Probabilemente lei, con la sua buona educazione e un bel paio di stampelle ideologiche, una via di fuga dalla solitudine la vedeva, alla fine del dolore, una celata possibilità di essere madre o compagna anche oltre clichés… Fatto sta che sono trascorsi più di quarant’anni, che le nostri madri hanno probabilmente perso la partita con gli ideali, con i loro compagni più deboli oggi di ieri…
“Mi sono messa a piangere sulla sua spalla; lui mi accarezzava i capelli.
- Non piangere, non voglio che tu sia infelice. Ti voglio tanto bene.
- Mi hai detto che non mi amavi più da otto anni.
- Ma no. Te l’ho detto, che non era vero. Ti voglio bene, moltissimo.

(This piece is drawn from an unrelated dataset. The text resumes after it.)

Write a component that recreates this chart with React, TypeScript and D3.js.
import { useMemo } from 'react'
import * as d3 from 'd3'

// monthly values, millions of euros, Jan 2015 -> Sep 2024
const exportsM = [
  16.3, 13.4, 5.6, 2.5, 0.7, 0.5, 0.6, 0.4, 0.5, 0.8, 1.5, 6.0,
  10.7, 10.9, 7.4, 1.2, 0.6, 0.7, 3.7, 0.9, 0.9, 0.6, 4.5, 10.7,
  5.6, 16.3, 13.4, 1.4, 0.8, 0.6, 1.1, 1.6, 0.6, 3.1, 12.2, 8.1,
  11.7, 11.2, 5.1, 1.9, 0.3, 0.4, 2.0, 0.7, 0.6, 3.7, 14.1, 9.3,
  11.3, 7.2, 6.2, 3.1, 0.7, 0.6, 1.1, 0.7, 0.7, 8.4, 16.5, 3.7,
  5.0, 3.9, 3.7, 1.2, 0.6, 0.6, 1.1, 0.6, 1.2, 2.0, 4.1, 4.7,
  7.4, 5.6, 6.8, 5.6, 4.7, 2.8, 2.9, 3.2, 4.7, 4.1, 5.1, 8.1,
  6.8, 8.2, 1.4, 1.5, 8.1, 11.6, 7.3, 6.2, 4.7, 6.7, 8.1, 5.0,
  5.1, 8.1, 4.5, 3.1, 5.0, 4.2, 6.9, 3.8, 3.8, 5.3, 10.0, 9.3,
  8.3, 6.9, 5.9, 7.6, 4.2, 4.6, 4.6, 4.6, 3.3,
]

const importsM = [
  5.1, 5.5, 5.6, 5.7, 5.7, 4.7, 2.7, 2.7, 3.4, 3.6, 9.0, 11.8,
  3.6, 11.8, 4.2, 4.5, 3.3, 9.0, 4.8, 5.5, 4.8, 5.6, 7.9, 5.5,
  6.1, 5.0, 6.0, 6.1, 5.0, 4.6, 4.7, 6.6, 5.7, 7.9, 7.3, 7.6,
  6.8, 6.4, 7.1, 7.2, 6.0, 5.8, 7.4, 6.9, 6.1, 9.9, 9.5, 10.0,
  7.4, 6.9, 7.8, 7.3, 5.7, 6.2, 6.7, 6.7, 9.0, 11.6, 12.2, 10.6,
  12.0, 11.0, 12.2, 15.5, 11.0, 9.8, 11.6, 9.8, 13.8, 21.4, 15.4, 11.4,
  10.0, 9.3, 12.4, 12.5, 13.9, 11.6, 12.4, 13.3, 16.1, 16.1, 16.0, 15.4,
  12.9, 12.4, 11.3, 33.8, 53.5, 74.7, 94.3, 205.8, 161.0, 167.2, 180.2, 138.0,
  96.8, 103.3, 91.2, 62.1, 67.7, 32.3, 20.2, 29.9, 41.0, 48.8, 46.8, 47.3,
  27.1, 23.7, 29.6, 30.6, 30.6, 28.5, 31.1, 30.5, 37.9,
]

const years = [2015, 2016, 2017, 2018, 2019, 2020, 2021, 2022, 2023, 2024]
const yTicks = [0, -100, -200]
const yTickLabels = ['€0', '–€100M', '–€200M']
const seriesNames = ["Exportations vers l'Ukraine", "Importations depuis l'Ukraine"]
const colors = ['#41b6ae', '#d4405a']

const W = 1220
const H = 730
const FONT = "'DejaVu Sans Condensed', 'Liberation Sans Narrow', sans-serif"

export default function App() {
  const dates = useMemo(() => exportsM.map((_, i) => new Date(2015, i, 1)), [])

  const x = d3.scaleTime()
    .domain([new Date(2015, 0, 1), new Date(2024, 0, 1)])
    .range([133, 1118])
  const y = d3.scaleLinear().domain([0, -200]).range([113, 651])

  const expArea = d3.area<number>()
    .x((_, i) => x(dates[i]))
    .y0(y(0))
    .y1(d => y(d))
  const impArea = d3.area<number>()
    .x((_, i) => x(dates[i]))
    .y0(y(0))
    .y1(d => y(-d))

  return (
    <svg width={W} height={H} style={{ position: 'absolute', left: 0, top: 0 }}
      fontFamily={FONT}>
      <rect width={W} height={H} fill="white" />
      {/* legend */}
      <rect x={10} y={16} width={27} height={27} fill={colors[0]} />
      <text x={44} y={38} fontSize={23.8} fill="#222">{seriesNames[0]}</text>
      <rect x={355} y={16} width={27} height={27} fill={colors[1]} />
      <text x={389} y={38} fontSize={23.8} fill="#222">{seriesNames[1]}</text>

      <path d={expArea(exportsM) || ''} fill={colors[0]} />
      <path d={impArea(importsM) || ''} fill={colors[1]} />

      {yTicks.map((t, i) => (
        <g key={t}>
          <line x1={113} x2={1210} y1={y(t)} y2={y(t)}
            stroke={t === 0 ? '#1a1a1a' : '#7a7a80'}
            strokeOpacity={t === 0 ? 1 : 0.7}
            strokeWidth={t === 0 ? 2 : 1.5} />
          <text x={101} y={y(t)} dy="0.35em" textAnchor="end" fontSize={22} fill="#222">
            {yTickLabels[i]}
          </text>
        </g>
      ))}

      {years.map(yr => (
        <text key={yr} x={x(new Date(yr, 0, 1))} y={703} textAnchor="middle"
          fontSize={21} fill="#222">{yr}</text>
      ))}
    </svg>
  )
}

- Ma non mi ami più d’amore?
- Ci sono tante specie d’amore.
Ci siamo seduti, abbiamo parlato. Io gli parlavo come a Isabelle o a Marie Lambert, con confidenza, con amicizia, con distacco: come se non si fosse trattato di noi, della nostra storia. Era un problema che discutevamo, imparzialmente, gratuitamente, come avevamo discusso di tanti altri. Io mi sono di nuovo stupita del suo silenzio durato per otto anni. Lui mi ha ripetuto:
- Dicevi che saresti morta di dolore…
- Eri tu che me lo facevi dire: l’idea di un’infedeltà sembrava darti una tale angoscia…

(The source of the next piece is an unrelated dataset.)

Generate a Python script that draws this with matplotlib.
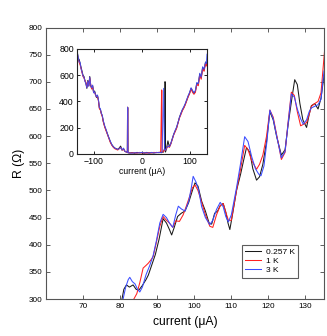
import matplotlib
matplotlib.use("Agg")
import matplotlib.pyplot as plt

# ---- main panel data ----
labels = ["0.257 K", "1 K", "3 K"]
colors = ["#1a1a1a", "#ff2020", "#3a4cff"]

black_x = [80.5, 81, 81.7, 82.5, 83.5, 84.3, 85, 86, 87, 87.6,
           88.5, 89.5, 90.5, 91.6, 92.5, 93.3, 93.9, 94.6, 95.5, 96.5,
           97.5, 98.5, 99.5, 100.2, 101, 102, 103, 104, 104.7, 105.5,
           106.3, 107, 107.8, 108.5, 109.1, 109.6, 110.3, 111.4, 112.5, 113.3,
           114.1, 115, 115.8, 116.8, 117.6, 118.5, 119.5, 120.4, 121.3, 122.2,
           123.5, 124.5, 125.3, 126.3, 127.1, 127.8, 128.5, 129.3, 130.3, 131,
           131.6, 132.5, 133.4, 134.2, 135]
black_y = [300, 318, 326, 322, 326, 318, 316, 325, 336, 344,
           362, 382, 410, 448, 440, 428, 418, 432, 452, 458,
           462, 478, 500, 514, 508, 480, 462, 440, 438, 458,
           462, 472, 476, 460, 440, 428, 455, 500, 530, 555,
           579, 570, 540, 519, 525, 548, 590, 645, 630, 600,
           565, 575, 620, 668, 704, 695, 660, 630, 616, 640,
           656, 660, 650, 670, 712]

red_x = [83.7, 84.5, 85.3, 86.2, 87, 87.6, 88.3, 88.9, 89.8, 90.7,
         91.6, 92.5, 93.3, 94.2, 95, 96, 97, 97.8, 98.7, 99.5,
         100.2, 101, 102, 103, 104.2, 105, 106, 107, 107.8, 108.5,
         109.2, 110, 111.4, 112.5, 113.6, 114.5, 115.5, 116.8, 117.6, 118.5,
         119.5, 120.4, 121.3, 122.3, 123.5, 124.5, 125.3, 126.2, 127, 127.8,
         128.7, 129.5, 130.3, 131, 131.6, 132.5, 133.4, 134.2, 135.2]
red_y = [300, 310, 330, 357, 362, 366, 372, 378, 405, 434,
         452, 445, 440, 432, 444, 443, 455, 470, 488, 505,
         510, 500, 478, 455, 434, 432, 455, 472, 476, 460,
         445, 445, 500, 540, 583, 575, 555, 539, 548, 565,
         600, 648, 635, 600, 557, 570, 625, 681, 675, 645,
         619, 622, 625, 640, 655, 660, 664, 680, 761]

blue_x = [80.8, 81.5, 82.2, 82.6, 83.3, 84, 84.7, 85.3, 86, 87,
          88, 88.9, 89.8, 90.7, 91.6, 92.5, 93.3, 94.2, 95, 95.7,
          96.5, 97.5, 98.5, 99.2, 99.7, 100.5, 101.2, 102, 103, 104.2,
          105, 106, 107, 107.8, 108.5, 109.2, 110, 111.4, 112.5, 113.6,
          114.5, 115.5, 116.5, 117.4, 118, 118.8, 119.6, 120.4, 121.3, 122.3,
          123.5, 124.5, 125.3, 126.2, 127, 127.8, 128.7, 129.4, 130.3, 131,
          131.6, 132.5, 133.4, 134.2, 135]
blue_y = [300, 322, 336, 340, 332, 328, 318, 313, 322, 345,
          362, 380, 408, 440, 456, 450, 440, 432, 455, 471,
          466, 462, 480, 505, 526, 515, 500, 470, 450, 437,
          445, 465, 478, 470, 452, 442, 455, 505, 550, 599,
          590, 562, 540, 530, 527, 545, 590, 648, 632, 598,
          560, 572, 622, 678, 672, 650, 632, 622, 630, 645,
          652, 655, 658, 668, 720]

# ---- inset data (full current sweep) ----
inset_x = [-135, -133.5, -132, -130, -128, -126, -124, -122, -120, -118,
           -116, -114, -112, -110, -108, -106, -104, -102, -100, -98,
           -96, -94, -92, -90, -88, -86, -84, -82, -80, -77,
           -74, -71, -68, -65, -62, -59, -56, -53, -50, -47,
           -44, -41, -38, -35, -32, -30, -29.6, -29.2, -28.8, -25,
           -20, -15, -10, -5, 0, 5, 10, 15, 20, 25,
           30, 35, 39, 41, 41.5, 42, 45, 47, 48, 48.5,
           49, 51, 54, 57, 60, 63, 66, 69, 72, 75,
           78, 81, 84, 87, 90, 93, 96, 99, 102, 105,
           108, 111, 114, 117, 120, 123, 126, 129, 132, 133.5,
           135]
inset_black = [700, 767, 730, 720, 690, 660, 630, 600, 590, 560,
               540, 500, 560, 520, 590, 520, 500, 520, 470, 480,
               455, 430, 445, 410, 350, 340, 310, 290, 250, 210,
               180, 150, 120, 90, 70, 55, 45, 40, 35, 45,
               60, 30, 40, 20, 15, 15, 356, 350, 10, 8,
               10, 6, 12, 8, 10, 6, 12, 8, 10, 8,
               12, 10, 12, 10, 15, 15, 15, 40, 551, 540,
               15, 40, 100, 55, 80, 115, 150, 175, 200, 240,
               280, 310, 335, 355, 380, 410, 440, 465, 500, 480,
               460, 480, 540, 530, 610, 580, 660, 640, 700, 680,
               700]
inset_red = [720, 760, 720, 700, 680, 650, 620, 590, 580, 560,
             545, 510, 550, 520, 580, 530, 495, 515, 470, 470,
             450, 435, 440, 405, 345, 335, 305, 285, 245, 205,
             175, 145, 115, 85, 65, 50, 40, 35, 30, 40,
             50, 30, 35, 20, 15, 12, 356, 350, 10, 8,
             8, 10, 6, 12, 8, 10, 6, 10, 8, 12,
             10, 12, 15, 488, 480, 15, 20, 35, 30, 35,
             30, 40, 60, 50, 75, 110, 145, 170, 195, 235,
             275, 300, 330, 350, 375, 405, 435, 460, 495, 470,
             455, 470, 530, 520, 600, 570, 650, 630, 690, 670,
             690]
inset_blue = [710, 770, 740, 700, 700, 650, 625, 595, 585, 555,
              535, 505, 555, 515, 585, 525, 505, 525, 465, 475,
              450, 435, 450, 415, 355, 345, 310, 295, 255, 215,
              185, 150, 120, 95, 70, 55, 45, 40, 35, 40,
              50, 30, 45, 20, 15, 15, 356, 350, 10, 8,
              6, 10, 8, 10, 12, 8, 10, 6, 12, 8,
              10, 12, 10, 12, 15, 15, 500, 30, 35, 30,
              30, 45, 60, 55, 80, 115, 150, 180, 205, 240,
              280, 310, 340, 360, 385, 415, 445, 470, 505, 485,
              465, 485, 545, 535, 615, 585, 665, 645, 700, 690,
              760]

main_xticks = [70, 80, 90, 100, 110, 120, 130]
main_yticks = [300, 350, 400, 450, 500, 550, 600, 650, 700, 750, 800]
inset_xticks = [-100, 0, 100]
inset_yticks = [0, 200, 400, 600, 800]

plt.rcParams['font.family'] = ['Liberation Sans', 'DejaVu Sans']
fig = plt.figure(figsize=(3.27, 3.36), dpi=100)
ax = fig.add_axes([0.1407, 0.110, 0.8501, 0.808])

for xs, ys, c, lab in [(black_x, black_y, colors[0], labels[0]),
                       (red_x, red_y, colors[1], labels[1]),
                       (blue_x, blue_y, colors[2], labels[2])]:
    ax.plot(xs, ys, color=c, lw=0.75, label=lab)

ax.set_xlim(60, 135)
ax.set_ylim(300, 800)
ax.set_xticks(main_xticks)
ax.set_yticks(main_yticks)
ax.tick_params(direction='in', top=True, right=True, labelsize=5.9,
               length=3, width=0.6, color='#444444', pad=2.5)
for s in ax.spines.values():
    s.set_color('#555555')
    s.set_linewidth(0.8)
ax.set_xlabel("current (μA)", fontsize=8.7, labelpad=4.5)
ax.set_ylabel("R (Ω)", fontsize=8.7, labelpad=2.5)

leg = ax.legend(loc='upper left', bbox_to_anchor=(0.705, 0.199), fontsize=6,
                frameon=True, fancybox=False, handlelength=1.9,
                borderpad=0.4, labelspacing=0.15, handletextpad=0.6,
                borderaxespad=0)
leg.get_frame().set_edgecolor('#333333')
leg.get_frame().set_linewidth(0.8)

# inset
ins = fig.add_axes([0.2346, 0.5417, 0.3984, 0.3125])
ins.plot(inset_x, inset_black, color=colors[0], lw=0.75)
ins.plot(inset_x, inset_red, color=colors[1], lw=0.75)
ins.plot(inset_x, inset_blue, color=colors[2], lw=0.75, alpha=0.85)
ins.set_xlim(-135, 135)
ins.set_ylim(0, 800)
ins.set_xticks(inset_xticks)
ins.set_yticks(inset_yticks)
ins.tick_params(direction='in', top=True, right=True, labelsize=6.3,
                length=2.5, width=0.6, pad=2)
for s in ins.spines.values():
    s.set_color('#222222')
    s.set_linewidth(0.8)
ins.set_xlabel("current (μA)", fontsize=6.2, labelpad=1)

fig.savefig("out.png", dpi=100)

- Infatti mi angosciava. E’ per questo che tacevo: perché tutto continuasse come se non ti tradissi… era un fatto magico… e poi, naturalmente, mi vergognavo…”

Quanto a donne in difficoltà c’è stato anche, di passaggio, La passione di Artemisia di Susan Vreeland.
Dopo tante lacrime sono tornata ai classici, ché l’ironia di Sterne mi traesse in salvo (La vita e le opinioni di Tristram Shandy, gentiluomo), ricollocando le inezie quotidiane nelle giuste proporzioni di un quadro più ampio e variegato… [ma non è ancora finito].
Battuta d’arresto sulle figure: L’uomo che cammina di Taniguchi è troppo serafico per questi giorni inquieti e forse mi riconosco più facilmente nel Gourmet che indaga sapori, come a riempire un vuoto enorme (nel volumetto economico Repubblica di qualche stagione fa).
E poi, finalmente, è stato pubblicato in Italia (oh, quanto l’avevo atteso!) Chris Ware: Jimmy Corrigan, il ragazzo più in gamba sulla terra non può esser detto, va letto e basta.

Dovendo prima o poi mettere il naso fuori, si può addirittura scoprire un bel film italiano, che non segue necessariamente le soluzioni visive e narrative più scontate: La doppia ora di Giuseppe Capotondi. Delude invece zio Sam con un Mondo dei replicanti un po’ stucchevole, e non convince del tutto la perfida Albione, con una rilettura di Sherlock Holmes un po’ troppo vitaminica, che guarda a Gregory House (a detta di Roberto), ma con buon ritmo e discrete scenografie (digitali).